C’est important pour moi de mettre d’emblée la conversation avec le lecteur sur le terrain de la dé- construction de quelque chose qui avait été patiemment construit, même sur des bases illusoires, ou non. Je ne sais pas si la Belgique existe ou a existé. J’ai bien une idée personnelle, mais ce n’est pas mon travail d’artiste de l’imposer. Ce que je sais, c’est que j’ai passé les 28 premières années de ma vie dans un endroit que des cons s’emploient à défaire à coup de haine. En démarrant comme ça, je dis au lecteur : prépare-toi si tu le souhaites à voyager dans un endroit que quelqu’un ne veut plus voir exister, et à réfléchir à cette question de savoir pourquoi des « gens de pouvoir » travaillent ce qu’il y a de plus vil en chacun d’entre nous pour nous amener de notre plein gré à les aider à détruire l’endroit où nous avons grandi. Mais je le prépare aussi à une plongée dans l’enfance qui est par définition ce que la vie, tous les jours un peu plus, détruit en nous.

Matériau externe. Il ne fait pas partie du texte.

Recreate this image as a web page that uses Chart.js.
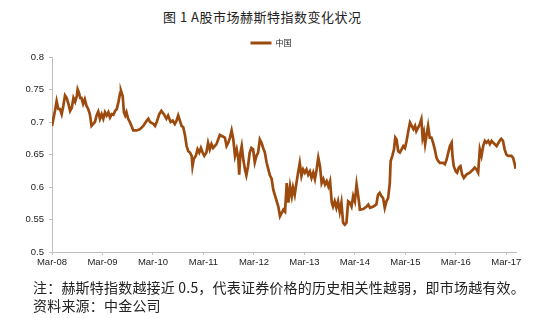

La dernière photo montre un personnage qui tente de traverser un mur de brique. Est-ce une image de la Belgique ou de votre tentative de vous détacher de ce pays où tout le monde a une brique dans le ventre ?

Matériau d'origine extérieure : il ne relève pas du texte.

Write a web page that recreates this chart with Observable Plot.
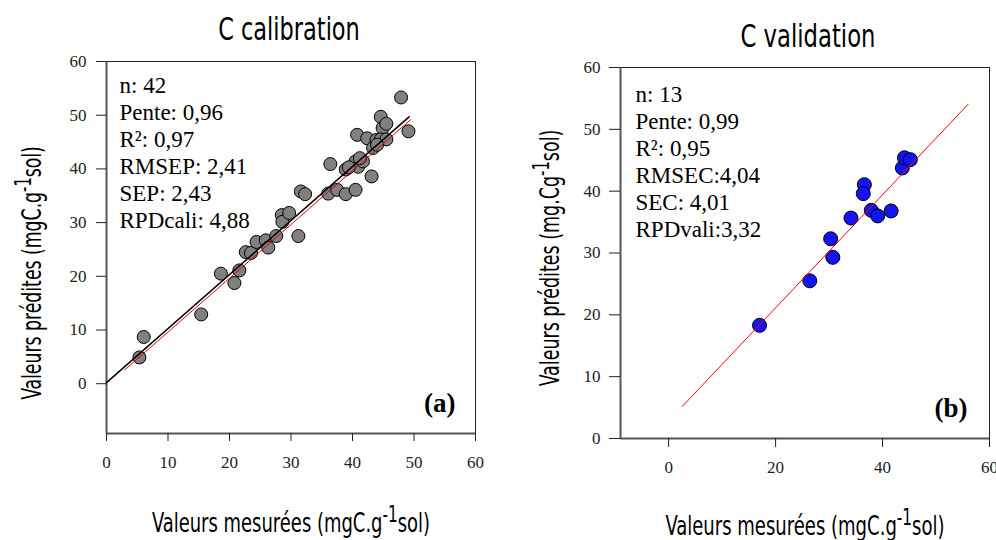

Les deux, bien sûr. Quelque part dans le texte du livre, je dis : « étranger de naissance au nord et au sud, étranger au milieu par ma fuite, étranger total… » Cette image est le symbole de ma fuite, plutôt que de mon détachement. Je ne serai jamais « détaché » de la Belgique. Tout ce qui lui arrive de bien me réjouit et de mal me détériore. Même à 930 kilomètres. Je suis bien conscient qu’en fuyant, j’ai fui la bêtise des intérêts égoïstes à l’œuvre aujourd’hui, tout autant que mille choses que j’aime dans mon pays et qui me seront à jamais inaccessibles à cause de cette fuite.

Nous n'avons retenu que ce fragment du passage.